__SUPPLIED DATA__:
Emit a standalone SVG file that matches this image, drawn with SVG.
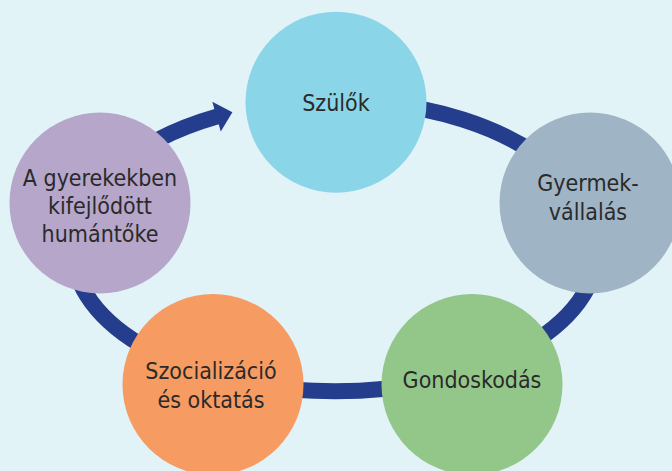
<svg xmlns="http://www.w3.org/2000/svg" width="672" height="471" viewBox="0 0 672 471">
<style>
.bg{fill:#e2f3f8}
.band{fill:none;stroke:#243d8c;stroke-width:16;stroke-linecap:butt}
.lbl{font-family:"DejaVu Sans Condensed","DejaVu Sans",sans-serif;font-stretch:condensed;font-size:23px;fill:#2a2a2a;text-anchor:middle}
</style>
<defs>
<marker id="arrow" markerUnits="userSpaceOnUse" orient="auto" markerWidth="17" markerHeight="32" viewBox="0 0 17 32" refX="1" refY="16" overflow="visible">
<path d="M0,0.6 L16.5,16 L0,31.4 Z" fill="#243d8c"/>
</marker>
</defs>
<rect class="bg" x="0" y="0" width="672" height="471"/>
<g id="connectors">
<path class="band" marker-end="url(#arrow)" d="M380,102.7 A262,149.5 0 0 1 597,250 A262,141.3 0 0 1 73,250 A262,149.5 0 0 1 217.5,116.4"/>
</g>
<g id="node-szulok">
<circle cx="336" cy="102.2" r="90.5" fill="#8bd5e8"/>
<text class="lbl" x="336" y="111">Szülők</text>
</g>
<g id="node-gyermekvallalas">
<circle cx="590" cy="203" r="90.5" fill="#9fb4c4"/>
<text class="lbl" x="588" y="191">Gyermek-</text>
<text class="lbl" x="588" y="220">vállalás</text>
</g>
<g id="node-gondoskodas">
<circle cx="472" cy="384.5" r="90.5" fill="#93c78a"/>
<text class="lbl" x="472" y="388">Gondoskodás</text>
</g>
<g id="node-szocializacio">
<circle cx="213" cy="384.5" r="90.5" fill="#f69b62"/>
<text class="lbl" x="211" y="379">Szocializáció</text>
<text class="lbl" x="211" y="407.5">és oktatás</text>
</g>
<g id="node-humantoke">
<circle cx="100" cy="203" r="90.5" fill="#b5a6ca"/>
<text class="lbl" x="100" y="186">A gyerekekben</text>
<text class="lbl" x="100" y="214">kifejlődött</text>
<text class="lbl" x="100" y="242">humántőke</text>
</g>
</svg>
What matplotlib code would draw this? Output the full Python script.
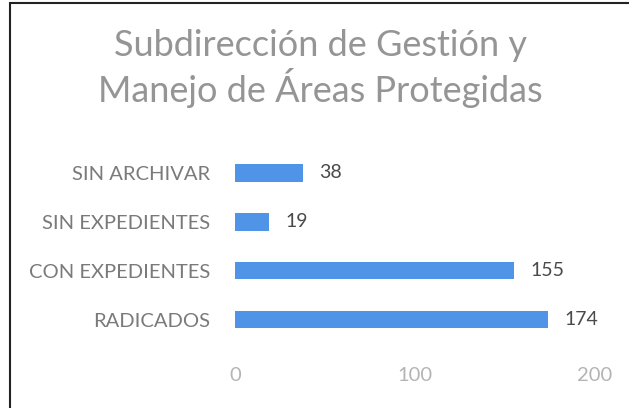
import matplotlib.pyplot as plt
from matplotlib.patches import Rectangle

# data
categorias = ['RADICADOS', 'CON EXPEDIENTES', 'SIN EXPEDIENTES', 'SIN ARCHIVAR']
valores = [174, 155, 19, 38]
xticks = [0, 100, 200]

plt.rcParams['font.family'] = ['Lato', 'DejaVu Sans']

fig = plt.figure(figsize=(6.29, 4.08), dpi=100)
ax = fig.add_axes([0.3736, 0.156, 0.5724, 0.48])

barras = ax.barh(range(len(categorias)), valores, height=0.35, color='#4f94e6')
for i, v in enumerate(valores):
    ax.text(v + 9, i, str(v), va='center', ha='left', fontsize=14,
            color='#4a4a4a')

ax.set_xlim(0, 200)
ax.set_ylim(-0.5, len(categorias) - 0.5)
ax.set_yticks(range(len(categorias)))
ax.set_yticklabels(categorias, fontsize=14.5, color='#7a7a7a')
ax.set_xticks(xticks)
ax.set_xticklabels([str(t) for t in xticks], fontsize=14.5, color='#b4b4b4')
ax.tick_params(axis='y', length=0, pad=18)
ax.tick_params(axis='x', length=0, pad=16)
for s in ax.spines.values():
    s.set_visible(False)

fig.text(0.51, 0.832, 'Subdirección de Gestión y\nManejo de Áreas Protegidas',
         ha='center', va='center', fontsize=26, color='#959595', linespacing=1.2)

# marco escaneado
fig.add_artist(Rectangle((10 / 629, -0.1), 1.2, 1.1 - 3 / 408, transform=fig.transFigure,
                         fill=False, edgecolor='#222222', linewidth=1.5))

fig.savefig('out.png', dpi=100)
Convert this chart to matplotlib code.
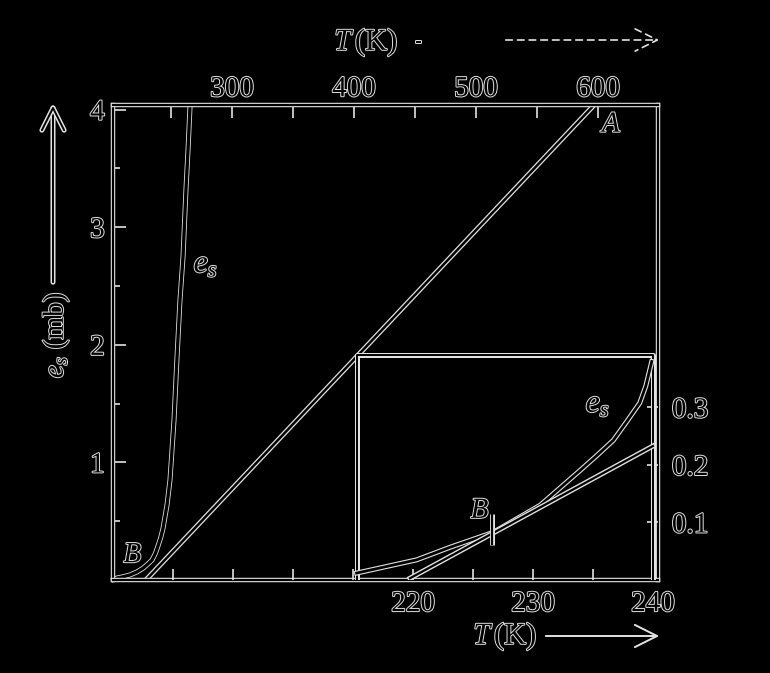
import matplotlib
matplotlib.use("Agg")
import matplotlib.pyplot as plt
import matplotlib.patheffects as pe
from matplotlib.patches import FancyArrowPatch

plt.rcParams['font.family'] = ['Liberation Serif', 'DejaVu Serif']
plt.rcParams['mathtext.fontset'] = 'custom'
plt.rcParams['mathtext.rm'] = 'Liberation Serif'
plt.rcParams['mathtext.it'] = 'Liberation Serif:italic'

# main panel: e_s (mb) against T (K), top axis
main_T = [203.0, 205.8, 211.0, 216.4, 222.0, 227.1, 231.0, 234.5, 237.2, 239.4,
          241.6, 243.5, 246.8, 249.2, 252.5, 255.0, 257.4, 259.9, 262.3, 264.0,
          265.6]
main_es = [0.005, 0.017, 0.028, 0.043, 0.068, 0.10, 0.135, 0.17, 0.225, 0.29,
           0.36, 0.44, 0.64, 0.85, 1.36, 1.90, 2.38, 2.75, 3.32, 3.66,
           4.02]
line_T = [229.5, 595.0]
line_es = [0.0, 4.02]

# inset: same curve zoomed, bottom T axis and right e_s axis
inset_T = [215.3, 220.3, 223.1, 226.7, 230.6, 233.9, 235.3, 236.7, 237.8,
           238.9, 239.4, 239.9]
inset_es = [0.012, 0.035, 0.057, 0.083, 0.13, 0.19, 0.216, 0.243, 0.275,
            0.308, 0.337, 0.38]
inset_line_T = [219.75, 240.0]
inset_line_es = [0.003, 0.233]
B_T, B_es = 226.6, 0.088

top_ticks = [250, 300, 350, 400, 450, 500, 550, 600]
top_labels = ['', '300', '', '400', '', '500', '', '600']
left_ticks = [1, 2, 3, 4]
left_minor = [0.5, 1.5, 2.5, 3.5]
bottom_ticks = [200, 205, 210, 215, 220, 225, 230, 235, 240]
bottom_labels = ['', '', '', '', '220', '', '230', '', '240']
right_ticks = [0.1, 0.2, 0.3]

W, H = 770, 673
LIGHT = '#e2e2e2'
line_fx = [pe.Stroke(linewidth=3.6, foreground=LIGHT), pe.Normal()]
text_fx = [pe.withStroke(linewidth=1.4, foreground=LIGHT)]


def px(x, y):
    return x / W, 1 - y / H


fig = plt.figure(figsize=(W / 100, H / 100), dpi=100, facecolor='black')
rect = [113 / W, 1 - 580 / H, 545 / W, 475 / H]

ax = fig.add_axes(rect)
ax.set_facecolor('black')
ax.set_xlim(202.5, 649.2)
ax.set_ylim(0, 4.04)
ax.xaxis.tick_top()
ax.set_xticks(top_ticks, top_labels)
ax.set_yticks(left_ticks, [str(t) for t in left_ticks])
ax.set_yticks(left_minor, minor=True)
ax.tick_params(which='both', direction='in', color=LIGHT, width=1.2,
               labelsize=21, labelcolor='black', right=False, bottom=False)
ax.tick_params(which='major', length=9)
ax.tick_params(which='minor', length=5)
ax.tick_params(axis='x', pad=2)
ax.tick_params(axis='y', pad=6)
for s in ax.spines.values():
    s.set_color('black')
    s.set_linewidth(1.6)
    s.set_path_effects([pe.Stroke(linewidth=3.2, foreground=LIGHT), pe.Normal()])

ax.plot(main_T, main_es, color='black', lw=2.4, path_effects=line_fx, clip_on=False)
ax.plot(line_T, line_es, color='black', lw=1.8, path_effects=line_fx)

ax2 = fig.add_axes(rect, frameon=False)
ax2.patch.set_visible(False)
ax2.set_xlim(195, 240.42)
ax2.set_ylim(0, 0.826)
ax2.yaxis.tick_right()
ax2.set_xticks(bottom_ticks, bottom_labels)
ax2.set_yticks(right_ticks, [str(t) for t in right_ticks])
ax2.tick_params(direction='in', color=LIGHT, width=1.2, length=8,
                labelsize=21, labelcolor='black', top=False, left=False)
ax2.tick_params(axis='x', pad=8)
ax2.tick_params(axis='y', pad=10)

# inset frame
box_l, box_r, box_t = 215.33, 240.0, 0.391
ax2.plot([box_l, box_l, box_r, box_r], [0, box_t, box_t, 0], color='black',
         lw=1.4, path_effects=line_fx)
ax2.plot(inset_T, inset_es, color='black', lw=2.0, path_effects=line_fx)
ax2.plot(inset_line_T, inset_line_es, color='black', lw=1.6, path_effects=line_fx)
ax2.plot([B_T], [B_es], marker='|', ms=22, mew=1.6, color='black',
         path_effects=line_fx)

for a in (ax, ax2):
    for lbl in a.get_xticklabels() + a.get_yticklabels():
        lbl.set_path_effects(text_fx)

tkw = dict(color='black', path_effects=text_fx, ha='center', va='center')
ax.text(218.9, 0.21, '$B$', fontsize=21, **tkw)
ax.text(278.5, 2.68, '$e_s$', fontsize=23, **tkw)
ax.text(612.0, 3.87, '$A$', fontsize=21, **tkw)
ax2.text(235.4, 0.305, '$e_s$', fontsize=23, **tkw)
ax2.text(225.6, 0.12, '$B$', fontsize=21, **tkw)

# axis titles with arrows
fig.text(*px(366, 42), '$T\\,$(K)', fontsize=22, **tkw)
fig.text(*px(419, 42), '-', fontsize=14, **tkw)
fig.add_artist(FancyArrowPatch(
    px(503, 40), px(662, 40), transform=fig.transFigure, arrowstyle='->',
    mutation_scale=40, linestyle=(0, (4, 3)), color=LIGHT, lw=1.2))

fig.text(*px(505, 636), '$T\\,$(K)', fontsize=22, **tkw)
fig.add_artist(FancyArrowPatch(
    px(543, 636), px(662, 636), transform=fig.transFigure, arrowstyle='->',
    mutation_scale=40, color=LIGHT, lw=1.4))

fig.text(*px(56, 335), '$e_s$ (mb)', fontsize=21, rotation=90, **tkw)
fig.add_artist(FancyArrowPatch(
    px(53, 285), px(53, 103), transform=fig.transFigure, arrowstyle='->',
    mutation_scale=40, color='black', lw=1.4, path_effects=line_fx))

fig.savefig('out.png', dpi=100, facecolor='black')
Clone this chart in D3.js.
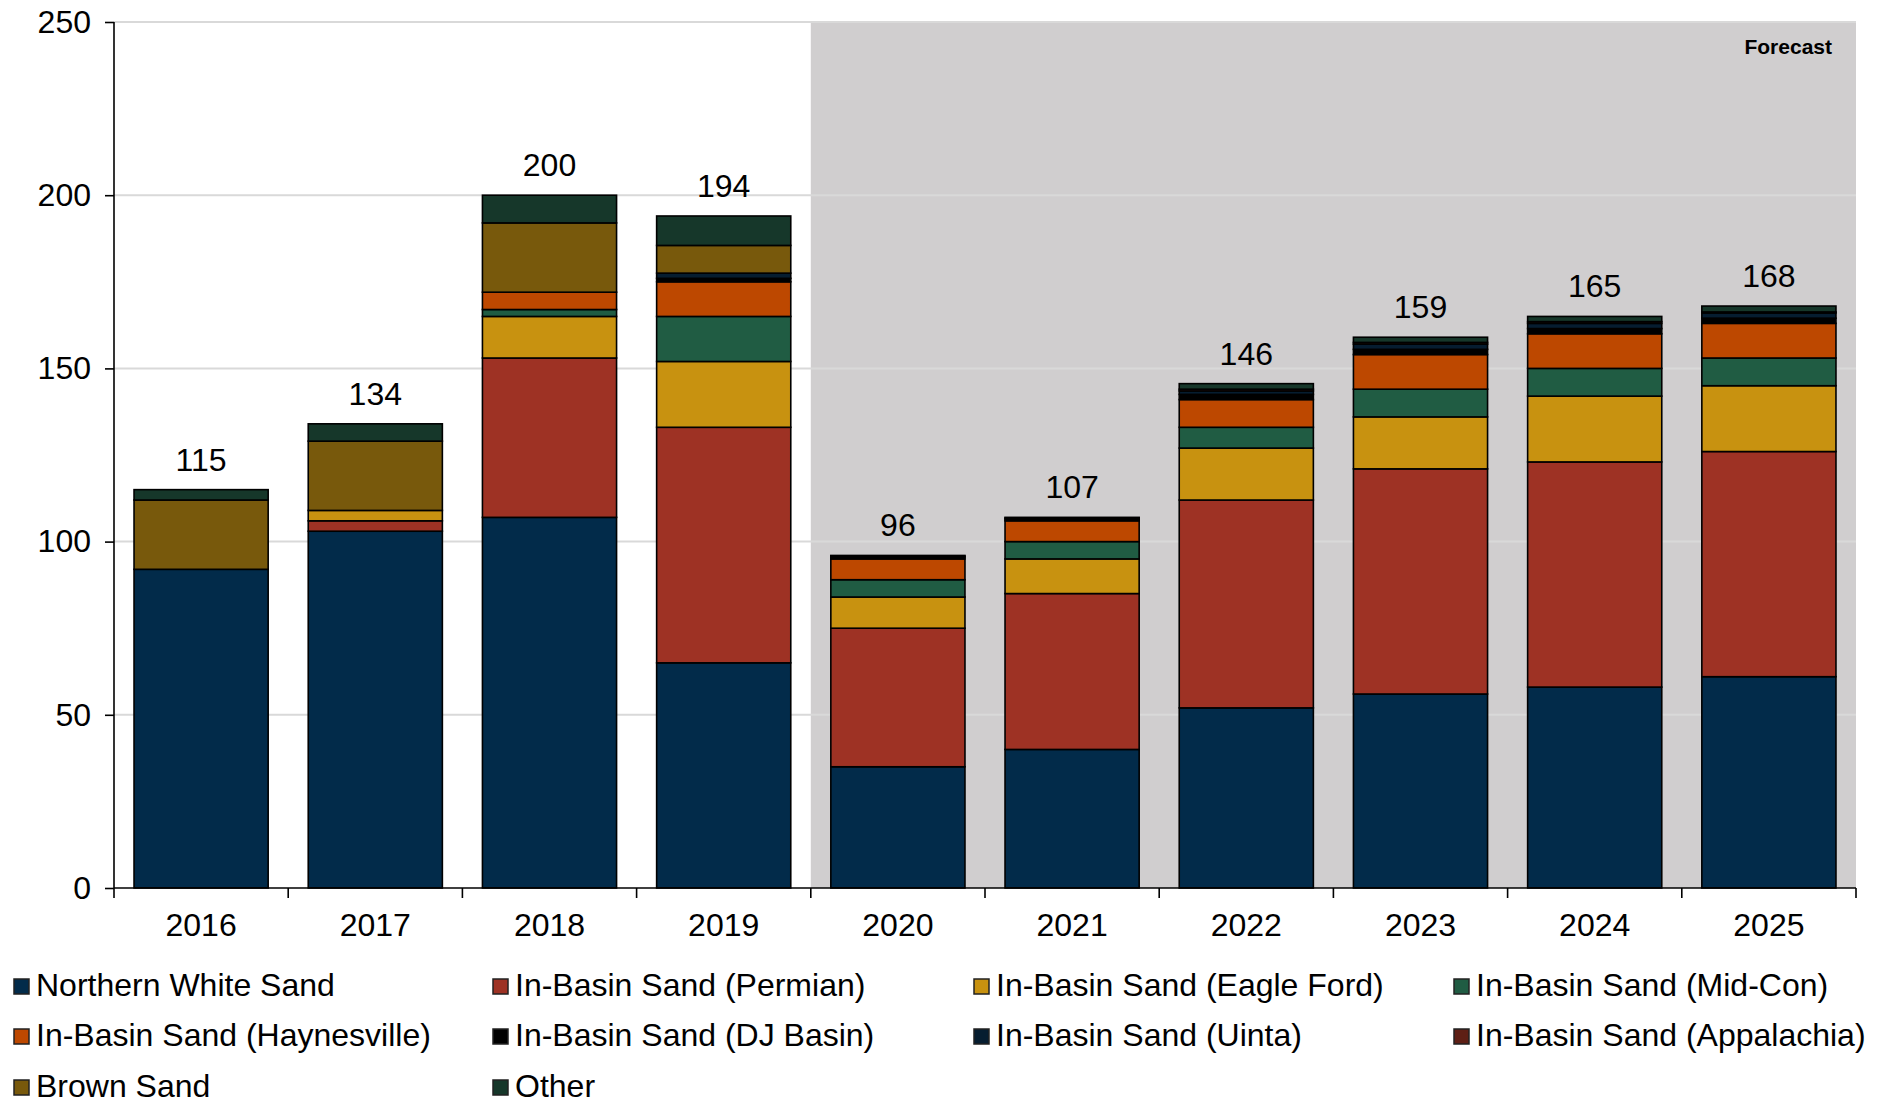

__EXERCISE TASK__:
Omit all pictures, and reproduce exactly the lines from the one holding "Convert this chart to matplotlib code." through the one holding "from matplotlib.patches import FancyArrowPatch", both included.

__EXPECTED OUTPUT__:
Convert this chart to matplotlib code.
import matplotlib
matplotlib.use("Agg")
import matplotlib.pyplot as plt
import matplotlib.patheffects as pe
from matplotlib.patches import FancyArrowPatch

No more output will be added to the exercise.